The Triple Bind: Debt, Distortions, and Demographics 

Navigating India’s fiscal challenges requires confronting a triple bind of interconnected constraints. 

  • The Debt Trap: A staggering portion of government revenue is pre-committed to servicing past borrowing. Interest payments alone are projected to consume nearly 37% of the central government’s revenue receipts in FY 2025-26 . This acts as a massive “crowding out” force, limiting the government’s ability to fund future growth engines and social safety nets. 
  • The Quality of Spending: Beyond how much is spent, what it is spent on is crucial. There is a constant tension between revenue expenditure (salaries, subsidies, day-to-day costs) and capital expenditure (infrastructure, assets). While the central government has pushed for higher capital outlays, the overall quality of spending is hampered by poorly targeted subsidies and populist measures, especially at the state level. Experts argue for a shift in sectors like agriculture—from blanket subsidies that distort crop choices to targeted incentives that encourage market-driven, diversified farming . 
  • The Demographic Window and the Jobs Puzzle: India’s young population is its most celebrated asset. With the working-age population set to grow until 2034, the potential for a demographic dividend is immense . However, this dividend is at risk of becoming a demographic burden.

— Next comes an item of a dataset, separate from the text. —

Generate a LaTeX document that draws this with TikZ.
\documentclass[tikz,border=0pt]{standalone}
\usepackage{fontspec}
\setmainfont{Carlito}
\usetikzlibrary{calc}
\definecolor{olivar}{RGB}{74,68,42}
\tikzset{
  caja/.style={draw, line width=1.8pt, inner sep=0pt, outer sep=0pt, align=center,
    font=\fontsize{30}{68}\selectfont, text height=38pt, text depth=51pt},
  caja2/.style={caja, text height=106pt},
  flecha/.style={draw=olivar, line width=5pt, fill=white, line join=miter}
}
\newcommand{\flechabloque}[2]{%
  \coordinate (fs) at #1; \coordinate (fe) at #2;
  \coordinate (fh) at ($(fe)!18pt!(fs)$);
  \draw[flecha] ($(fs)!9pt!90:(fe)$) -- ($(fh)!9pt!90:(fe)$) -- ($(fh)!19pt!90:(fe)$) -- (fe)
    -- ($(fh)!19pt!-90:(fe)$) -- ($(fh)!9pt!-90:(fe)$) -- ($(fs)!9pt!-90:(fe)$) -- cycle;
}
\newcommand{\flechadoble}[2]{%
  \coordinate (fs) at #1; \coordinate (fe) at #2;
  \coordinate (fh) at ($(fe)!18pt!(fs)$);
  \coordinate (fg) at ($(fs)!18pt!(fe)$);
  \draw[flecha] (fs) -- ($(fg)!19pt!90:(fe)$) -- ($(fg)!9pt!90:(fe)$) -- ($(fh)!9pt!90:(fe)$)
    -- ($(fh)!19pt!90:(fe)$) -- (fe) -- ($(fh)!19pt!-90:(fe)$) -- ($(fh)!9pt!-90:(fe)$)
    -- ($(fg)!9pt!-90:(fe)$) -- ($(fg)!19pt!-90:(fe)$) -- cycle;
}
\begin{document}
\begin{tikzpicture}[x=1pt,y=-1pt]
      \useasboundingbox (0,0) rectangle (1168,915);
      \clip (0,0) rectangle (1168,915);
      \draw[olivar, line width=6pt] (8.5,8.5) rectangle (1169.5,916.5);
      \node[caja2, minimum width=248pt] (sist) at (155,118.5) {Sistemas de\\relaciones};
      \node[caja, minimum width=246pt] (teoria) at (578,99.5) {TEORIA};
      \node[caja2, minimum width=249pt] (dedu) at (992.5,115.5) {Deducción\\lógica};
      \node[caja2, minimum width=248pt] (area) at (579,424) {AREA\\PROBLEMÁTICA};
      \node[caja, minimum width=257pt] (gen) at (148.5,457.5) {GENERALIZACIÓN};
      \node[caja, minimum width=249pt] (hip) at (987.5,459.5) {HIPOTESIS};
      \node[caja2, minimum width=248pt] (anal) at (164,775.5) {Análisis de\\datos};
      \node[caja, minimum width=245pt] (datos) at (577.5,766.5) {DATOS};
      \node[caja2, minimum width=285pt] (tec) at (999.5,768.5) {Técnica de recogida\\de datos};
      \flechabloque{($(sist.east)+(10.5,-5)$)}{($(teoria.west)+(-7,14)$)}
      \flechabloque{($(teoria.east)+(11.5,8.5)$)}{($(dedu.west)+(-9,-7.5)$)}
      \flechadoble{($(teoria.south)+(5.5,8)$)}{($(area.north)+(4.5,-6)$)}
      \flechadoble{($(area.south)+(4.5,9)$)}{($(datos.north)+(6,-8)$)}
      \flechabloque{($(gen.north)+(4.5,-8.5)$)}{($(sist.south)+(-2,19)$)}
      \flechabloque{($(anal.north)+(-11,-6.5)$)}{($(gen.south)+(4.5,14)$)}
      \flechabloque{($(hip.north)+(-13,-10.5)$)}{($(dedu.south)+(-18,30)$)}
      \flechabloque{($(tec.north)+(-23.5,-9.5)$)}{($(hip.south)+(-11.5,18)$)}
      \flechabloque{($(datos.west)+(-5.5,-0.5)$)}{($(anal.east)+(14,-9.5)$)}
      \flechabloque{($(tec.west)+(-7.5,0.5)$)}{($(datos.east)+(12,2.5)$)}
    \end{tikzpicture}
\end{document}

India’s unique economic transition—leapfrogging from agriculture directly to services, largely bypassing mass manufacturing—creates a structural jobs challenge . The services sector, while high-value, does not generate employment at the scale needed to absorb millions leaving agriculture. The result is a significant portion of the workforce remaining in low-productivity, informal sectors, which constrains wage growth, limits the tax base, and ultimately dampens the domestic consumption needed to fuel private investment . 

The Reform Imperative: Beyond Numbers 

Achieving the 2047 vision demands more than incremental adjustments; it requires a strategic overhaul of fiscal management centered on credibility, coordination, and capacity. 

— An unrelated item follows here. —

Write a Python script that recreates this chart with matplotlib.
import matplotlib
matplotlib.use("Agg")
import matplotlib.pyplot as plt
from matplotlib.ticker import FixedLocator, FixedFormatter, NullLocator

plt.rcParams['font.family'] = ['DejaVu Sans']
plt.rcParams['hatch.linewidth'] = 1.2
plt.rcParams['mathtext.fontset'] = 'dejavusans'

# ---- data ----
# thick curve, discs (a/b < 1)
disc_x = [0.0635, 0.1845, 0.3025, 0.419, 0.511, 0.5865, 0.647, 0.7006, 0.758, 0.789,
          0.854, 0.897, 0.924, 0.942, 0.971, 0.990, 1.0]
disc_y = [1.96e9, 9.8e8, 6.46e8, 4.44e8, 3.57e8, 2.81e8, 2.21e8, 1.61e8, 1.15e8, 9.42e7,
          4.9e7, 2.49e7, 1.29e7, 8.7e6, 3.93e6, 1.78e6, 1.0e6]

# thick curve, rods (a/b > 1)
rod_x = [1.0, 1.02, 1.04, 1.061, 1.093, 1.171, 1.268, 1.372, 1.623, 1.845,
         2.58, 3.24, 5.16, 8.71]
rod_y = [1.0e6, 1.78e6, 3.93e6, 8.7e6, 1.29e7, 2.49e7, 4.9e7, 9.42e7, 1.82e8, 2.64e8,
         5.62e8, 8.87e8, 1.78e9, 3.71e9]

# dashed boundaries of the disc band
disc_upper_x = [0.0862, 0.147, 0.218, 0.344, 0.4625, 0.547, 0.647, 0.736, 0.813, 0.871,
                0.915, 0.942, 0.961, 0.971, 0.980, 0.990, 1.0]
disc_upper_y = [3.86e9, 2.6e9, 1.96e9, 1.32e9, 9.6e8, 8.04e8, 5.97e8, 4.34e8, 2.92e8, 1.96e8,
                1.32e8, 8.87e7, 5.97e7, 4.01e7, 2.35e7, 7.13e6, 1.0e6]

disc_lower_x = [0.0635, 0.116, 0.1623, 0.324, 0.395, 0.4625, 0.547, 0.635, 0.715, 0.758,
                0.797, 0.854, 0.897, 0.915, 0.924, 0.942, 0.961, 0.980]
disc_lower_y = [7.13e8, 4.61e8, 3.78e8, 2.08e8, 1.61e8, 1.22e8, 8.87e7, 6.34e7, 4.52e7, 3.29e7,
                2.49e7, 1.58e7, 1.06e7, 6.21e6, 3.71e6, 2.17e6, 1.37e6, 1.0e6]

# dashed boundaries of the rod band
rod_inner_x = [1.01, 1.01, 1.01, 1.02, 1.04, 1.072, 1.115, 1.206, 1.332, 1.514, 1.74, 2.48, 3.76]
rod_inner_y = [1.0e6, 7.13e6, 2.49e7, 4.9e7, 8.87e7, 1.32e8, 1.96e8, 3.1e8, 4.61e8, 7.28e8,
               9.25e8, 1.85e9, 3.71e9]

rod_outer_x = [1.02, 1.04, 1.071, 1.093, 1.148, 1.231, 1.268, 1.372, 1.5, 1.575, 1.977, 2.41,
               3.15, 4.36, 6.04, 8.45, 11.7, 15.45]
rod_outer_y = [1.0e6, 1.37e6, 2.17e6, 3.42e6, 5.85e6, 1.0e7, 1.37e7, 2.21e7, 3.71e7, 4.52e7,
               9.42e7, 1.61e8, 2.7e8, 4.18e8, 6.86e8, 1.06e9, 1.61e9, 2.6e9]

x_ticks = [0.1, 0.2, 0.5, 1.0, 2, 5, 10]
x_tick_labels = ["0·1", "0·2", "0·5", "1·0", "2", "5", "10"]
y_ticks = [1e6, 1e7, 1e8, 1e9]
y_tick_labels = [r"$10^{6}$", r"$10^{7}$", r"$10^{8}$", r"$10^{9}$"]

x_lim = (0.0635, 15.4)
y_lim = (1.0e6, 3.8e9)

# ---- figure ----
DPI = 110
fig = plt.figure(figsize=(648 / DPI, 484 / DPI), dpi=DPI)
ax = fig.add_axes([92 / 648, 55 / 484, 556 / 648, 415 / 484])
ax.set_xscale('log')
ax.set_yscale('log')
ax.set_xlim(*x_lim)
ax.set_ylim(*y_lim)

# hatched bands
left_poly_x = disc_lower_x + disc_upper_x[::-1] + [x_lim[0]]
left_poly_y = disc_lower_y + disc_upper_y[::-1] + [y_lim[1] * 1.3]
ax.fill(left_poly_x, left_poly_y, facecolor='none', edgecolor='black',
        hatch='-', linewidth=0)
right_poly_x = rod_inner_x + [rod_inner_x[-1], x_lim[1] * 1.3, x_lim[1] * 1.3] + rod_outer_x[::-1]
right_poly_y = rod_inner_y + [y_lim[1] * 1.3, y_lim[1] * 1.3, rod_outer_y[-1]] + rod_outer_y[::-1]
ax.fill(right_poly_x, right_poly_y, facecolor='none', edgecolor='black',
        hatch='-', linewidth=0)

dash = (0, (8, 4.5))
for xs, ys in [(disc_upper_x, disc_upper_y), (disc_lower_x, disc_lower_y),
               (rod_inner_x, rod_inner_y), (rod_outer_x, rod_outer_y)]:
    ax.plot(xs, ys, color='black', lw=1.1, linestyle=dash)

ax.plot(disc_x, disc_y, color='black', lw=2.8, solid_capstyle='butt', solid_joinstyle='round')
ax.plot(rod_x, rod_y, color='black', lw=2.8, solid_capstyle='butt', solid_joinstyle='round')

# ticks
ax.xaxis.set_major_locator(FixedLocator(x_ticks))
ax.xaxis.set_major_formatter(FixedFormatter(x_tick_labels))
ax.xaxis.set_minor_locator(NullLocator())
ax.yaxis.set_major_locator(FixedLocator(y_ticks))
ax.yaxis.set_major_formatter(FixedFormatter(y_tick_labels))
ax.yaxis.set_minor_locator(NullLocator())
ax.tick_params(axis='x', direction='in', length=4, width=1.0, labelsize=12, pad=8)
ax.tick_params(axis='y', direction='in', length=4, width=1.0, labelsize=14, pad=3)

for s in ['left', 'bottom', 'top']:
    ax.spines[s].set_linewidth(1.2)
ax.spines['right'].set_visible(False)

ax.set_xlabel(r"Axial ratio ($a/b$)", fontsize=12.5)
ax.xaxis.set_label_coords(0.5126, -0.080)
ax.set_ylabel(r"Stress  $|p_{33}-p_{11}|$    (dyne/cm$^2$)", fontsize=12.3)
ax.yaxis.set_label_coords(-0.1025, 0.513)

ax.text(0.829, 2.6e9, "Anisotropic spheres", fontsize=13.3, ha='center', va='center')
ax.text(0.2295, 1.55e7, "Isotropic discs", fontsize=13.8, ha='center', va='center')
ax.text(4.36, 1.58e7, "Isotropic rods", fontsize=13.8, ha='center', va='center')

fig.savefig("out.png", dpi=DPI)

  • From Deficit Targets to Debt Sustainability: The proposed shift to a debt-to-GDP anchor (aiming for ~50% by 2030-31) is a step in the right direction . This medium-term framework provides more flexibility than rigid annual deficit targets, allowing for counter-cyclical spending during downturns while maintaining a credible path for consolidation. 
  • Empowering States Through Incentives, Not Just Policing: The Centre’s relationship with state finances must evolve from oversight to partnership. Linking additional borrowing permissions to tangible reforms—such as power sector rationalisation, asset monetisation, and direct benefit transfer expansion—can create positive incentives . Strengthening institutions like the GST Council can serve as a model for better Centre-State coordination on other complex fiscal issues . 
  • Unlocking Revenue and Investment: India’s tax-to-GDP ratio remains stubbornly low, especially compared to OECD averages . Broadening the base through better compliance, formalisation of the economy, and rationalising the GST structure is essential. Simultaneously, reviving private investment, which has remained sluggish, is critical. This requires not just infrastructure spending but also addressing the root cause: weak domestic consumption stemming from inequality and informal employment . 

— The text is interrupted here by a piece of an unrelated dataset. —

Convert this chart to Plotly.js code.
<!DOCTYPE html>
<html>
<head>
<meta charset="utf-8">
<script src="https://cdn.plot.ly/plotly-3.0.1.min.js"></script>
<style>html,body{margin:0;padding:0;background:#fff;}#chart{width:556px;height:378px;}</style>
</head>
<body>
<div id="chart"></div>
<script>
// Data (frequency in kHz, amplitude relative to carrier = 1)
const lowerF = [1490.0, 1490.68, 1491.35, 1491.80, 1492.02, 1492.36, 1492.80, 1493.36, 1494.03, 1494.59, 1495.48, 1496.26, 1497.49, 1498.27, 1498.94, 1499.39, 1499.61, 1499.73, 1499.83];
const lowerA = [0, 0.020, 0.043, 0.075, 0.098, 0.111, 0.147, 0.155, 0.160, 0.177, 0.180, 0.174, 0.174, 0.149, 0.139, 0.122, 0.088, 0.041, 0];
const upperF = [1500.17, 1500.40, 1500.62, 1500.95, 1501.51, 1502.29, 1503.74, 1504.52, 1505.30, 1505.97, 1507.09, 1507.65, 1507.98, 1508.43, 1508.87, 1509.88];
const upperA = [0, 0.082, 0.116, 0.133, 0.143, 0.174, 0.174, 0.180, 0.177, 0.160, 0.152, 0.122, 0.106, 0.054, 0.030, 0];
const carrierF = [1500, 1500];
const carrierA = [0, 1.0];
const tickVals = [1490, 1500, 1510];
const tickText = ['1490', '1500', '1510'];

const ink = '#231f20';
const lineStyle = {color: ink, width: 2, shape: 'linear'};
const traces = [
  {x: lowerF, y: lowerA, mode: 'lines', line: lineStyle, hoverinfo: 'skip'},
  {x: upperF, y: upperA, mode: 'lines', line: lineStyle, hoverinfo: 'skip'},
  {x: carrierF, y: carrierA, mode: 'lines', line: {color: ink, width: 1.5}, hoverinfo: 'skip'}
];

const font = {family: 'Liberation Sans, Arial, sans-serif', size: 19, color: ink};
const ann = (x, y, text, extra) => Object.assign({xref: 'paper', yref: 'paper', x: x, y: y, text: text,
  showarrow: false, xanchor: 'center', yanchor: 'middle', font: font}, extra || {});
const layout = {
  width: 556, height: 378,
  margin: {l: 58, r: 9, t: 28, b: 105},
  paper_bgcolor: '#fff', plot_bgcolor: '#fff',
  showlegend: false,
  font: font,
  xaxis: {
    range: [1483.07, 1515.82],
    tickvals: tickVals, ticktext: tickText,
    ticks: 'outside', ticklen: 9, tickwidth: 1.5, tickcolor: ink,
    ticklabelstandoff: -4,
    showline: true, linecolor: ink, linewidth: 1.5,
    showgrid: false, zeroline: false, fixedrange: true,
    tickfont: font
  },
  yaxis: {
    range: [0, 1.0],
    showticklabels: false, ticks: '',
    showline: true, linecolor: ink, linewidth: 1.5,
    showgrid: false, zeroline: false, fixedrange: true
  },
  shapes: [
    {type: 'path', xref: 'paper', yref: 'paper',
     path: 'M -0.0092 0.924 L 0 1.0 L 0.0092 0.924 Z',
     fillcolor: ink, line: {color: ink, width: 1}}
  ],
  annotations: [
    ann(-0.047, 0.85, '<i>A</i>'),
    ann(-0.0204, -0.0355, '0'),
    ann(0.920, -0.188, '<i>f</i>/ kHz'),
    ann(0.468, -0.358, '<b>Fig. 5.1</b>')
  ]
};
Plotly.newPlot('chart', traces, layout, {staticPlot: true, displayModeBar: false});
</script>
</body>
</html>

Conclusion: The Foundation for a Century’s Ambition 

India’s aspiration to become a developed nation by 2047 is not merely a function of headline GDP growth rates. It is fundamentally a question of fiscal sustainability and governance. The current “goldilocks” economic moment provides a crucial window of opportunity—a chance to implement tough reforms when growth is robust. The path forward is clear: credible medium-term fiscal consolidation, a relentless focus on the quality of expenditure, and deep structural reforms to mobilise revenue and create productive jobs. 

The stakes could not be higher. Failure to strengthen these fiscal foundations risks leaving India in a middle-income trap, where growth is stifled by macroeconomic instability and inequality. Success, however, would secure the resources needed to invest in its people, build world-class infrastructure, and ensure that the journey to 2047 is not just rapid, but also resilient and inclusive. In the end, the dream of Viksit Bharat will be written in the nation’s balance sheets as much as in its policy visions.